The vicious cycle of being strapped to a game where you've spent a lot of money can add a lot of despair to your hobby. Unfortunately, sometimes there doesn't seem to be an end to the cycle, thanks to the company's incentive to create content where users feel pressured to spend money to win/be competitive; the only way to win is by putting down a lot of money (unless of course, you're just that lucky). This makes the game pay-to-win.
Not all gacha and free-to-play games are pay-to-win, but sadly, they are few and far between that aren't. However, it still comes down to the game's main content (the hook), and in both cases, putting down money on those games will still provide the player comfort and convenience.
Pay-to-win tends to trend when content scales well with the end game, like challenging dungeons, raids, and PvP; anything that developers can get away with by putting out content that keeps up to power creep (gradual unbalance to the game thanks to old content/characters/gear/cards feeling underpowered and obsolete compared to the new ones) and then pushing you constantly to make upgrades to your account. On the other hand, single-player gacha games and F2P games may stray away from blocking users from experiencing the story, so the difficulty curve is much lower since it aims to reel in a casual audience. These games then become more F2P-oriented. But once money is needed to bring in a sizeable advantage (accessing premium gear, acquiring S rank characters and copies, obtaining exclusive abilities) to break through the barrier to play the content competitively and comfortably, those games become pay-to-win.
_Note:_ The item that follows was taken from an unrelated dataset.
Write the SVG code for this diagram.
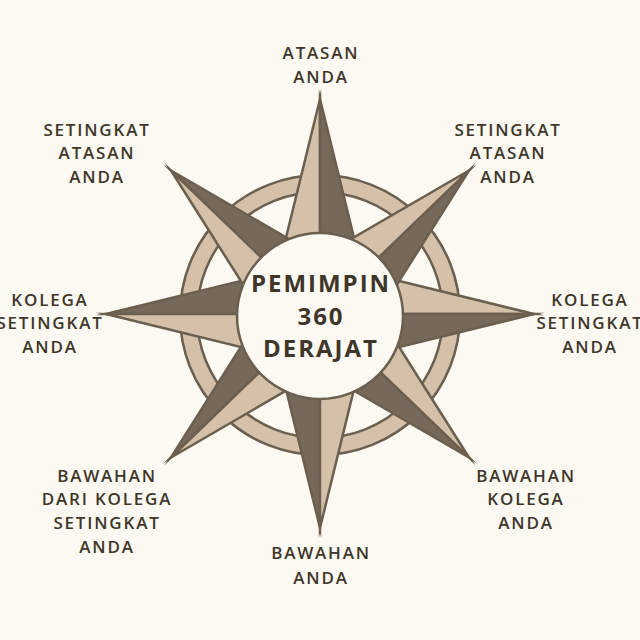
<svg xmlns="http://www.w3.org/2000/svg" width="640" height="640" viewBox="0 0 640 640">
<style>
.lt{fill:#d5c1aa;stroke:#6b5f4f;stroke-width:2.5;stroke-linejoin:miter;stroke-miterlimit:12}
.dk{fill:#75695a;stroke:#6b5f4f;stroke-width:2.5;stroke-linejoin:miter;stroke-miterlimit:12}
.lbl{font-family:"Open Sans","Liberation Sans",sans-serif;font-size:17px;font-weight:600;letter-spacing:1.8px;fill:#3e3629;text-anchor:middle}
.ctr{font-family:"Open Sans","Liberation Sans",sans-serif;font-size:24px;font-weight:700;letter-spacing:2px;fill:#3e3629;text-anchor:middle}
</style>
<rect width="640" height="640" fill="#fcf9f2"/>
<g id="compass">
<path d="M180 315a140 140 0 1 0 280 0a140 140 0 1 0 -280 0Z M197 315a123 123 0 1 0 246 0a123 123 0 1 0 -246 0Z" fill="#d5c1aa" fill-rule="evenodd" stroke="#6b5f4f" stroke-width="2.5"/>
<polygon class="lt" points="320,99 267.3,314 320,314"/>
<polygon class="dk" points="320,99 372.7,314 320,314"/>
<polygon class="lt" points="534,314 320,261.6 320,314"/>
<polygon class="dk" points="534,314 320,366.4 320,314"/>
<polygon class="dk" points="320,528 267.6,314 320,314"/>
<polygon class="lt" points="320,528 372.4,314 320,314"/>
<polygon class="dk" points="106,314 320,261.6 320,314"/>
<polygon class="lt" points="106,314 320,366.4 320,314"/>
<polygon class="dk" points="171,170.5 355.2,277.5 320,314"/>
<polygon class="lt" points="171,170.5 284.8,350.5 320,314"/>
<polygon class="dk" points="469,170.5 355.2,350.5 320,314"/>
<polygon class="lt" points="469,170.5 284.8,277.5 320,314"/>
<polygon class="dk" points="469,457.5 284.8,350.5 320,314"/>
<polygon class="lt" points="469,457.5 355.2,277.5 320,314"/>
<polygon class="dk" points="171,457.5 284.8,277.5 320,314"/>
<polygon class="lt" points="171,457.5 355.2,350.5 320,314"/>
<circle cx="320" cy="316" r="83" fill="#fcf9f2" stroke="#6b5f4f" stroke-width="2.5"/>
</g>
<g id="center-label">
<text class="ctr" x="321" y="292">PEMIMPIN</text>
<text class="ctr" x="321" y="325">360</text>
<text class="ctr" x="321" y="357">DERAJAT</text>
</g>
<g id="atasan">
<text class="lbl" x="321" y="59">ATASAN</text>
<text class="lbl" x="321" y="83">ANDA</text>
</g>
<g id="setingkat-atasan-left">
<text class="lbl" x="97" y="136">SETINGKAT</text>
<text class="lbl" x="97" y="159">ATASAN</text>
<text class="lbl" x="97" y="183">ANDA</text>
</g>
<g id="setingkat-atasan-right">
<text class="lbl" x="508" y="136">SETINGKAT</text>
<text class="lbl" x="508" y="159">ATASAN</text>
<text class="lbl" x="508" y="183">ANDA</text>
</g>
<g id="kolega-left">
<text class="lbl" x="50" y="306">KOLEGA</text>
<text class="lbl" x="50" y="329">SETINGKAT</text>
<text class="lbl" x="50" y="353">ANDA</text>
</g>
<g id="kolega-right">
<text class="lbl" x="590" y="306">KOLEGA</text>
<text class="lbl" x="590" y="329">SETINGKAT</text>
<text class="lbl" x="590" y="353">ANDA</text>
</g>
<g id="bawahan-kolega-setingkat">
<text class="lbl" x="107" y="482">BAWAHAN</text>
<text class="lbl" x="107" y="505">DARI KOLEGA</text>
<text class="lbl" x="107" y="529">SETINGKAT</text>
<text class="lbl" x="107" y="553">ANDA</text>
</g>
<g id="bawahan-kolega">
<text class="lbl" x="526" y="482">BAWAHAN</text>
<text class="lbl" x="526" y="505">KOLEGA</text>
<text class="lbl" x="526" y="529">ANDA</text>
</g>
<g id="bawahan">
<text class="lbl" x="321" y="559">BAWAHAN</text>
<text class="lbl" x="321" y="584">ANDA</text>
</g>
</svg>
How do you tell the differences between a monetized free-to-play game and a gacha game?
It's no secret that pretty much every free-to-play game is monetized; otherwise, how else will the company gain a profit from its game? The most simple and reliable method to add monetization is through the gacha mechanic, and that's why most people label F2P (free-to-play) games as gacha games (referenced as games that focus primarily on gacha mechanics for game progression). However, not all free-to-play games will use gacha for monetization.
A widely known example is Pokémon GO. It is a F2P with monetization containing no gacha mechanics. Essentially you need PokéCoins to access items in the shop (that you have no means to get otherwise or in rare circumstances), like Incubators, Pokémon Storage, and Bag Upgrades. You can grind out PokéCoins by sending your Pokémon to local Gyms, but you can easily buy PokéCoins for real money. You'll feel pressured to pay up for increased Pokémon and item space since Pokémon GO is a collection game at its core, so Niantic will prey on that to earn an income.
The last difference between regular F2P games and gacha is if your daily in-game progression is time-gated. Gacha games often employ an energy/stamina system to cap out how many times you can play through a mode that earns you experience points, gear, items, and upgrade materials per day. Regular F2P games won't have this mechanic present and let you grind any content to your heart's content.
To play a gacha, or not to play a gacha
It's a recipe for disaster when your game ends up being fully pay-to-win, and sometimes you will only realize this once it's too late (looking at you, Diablo Immortal). So ask yourself, when you find out a game is free-to-play, what's the monetization strategy behind the game, and how does that affect your personal experience? Is it a gacha, and are you comfortable with the win rates and methods for acquiring your favorite units, gear, and other assets? Your time is important, so it's best to cut your losses early when a game's primary mechanics are not for you.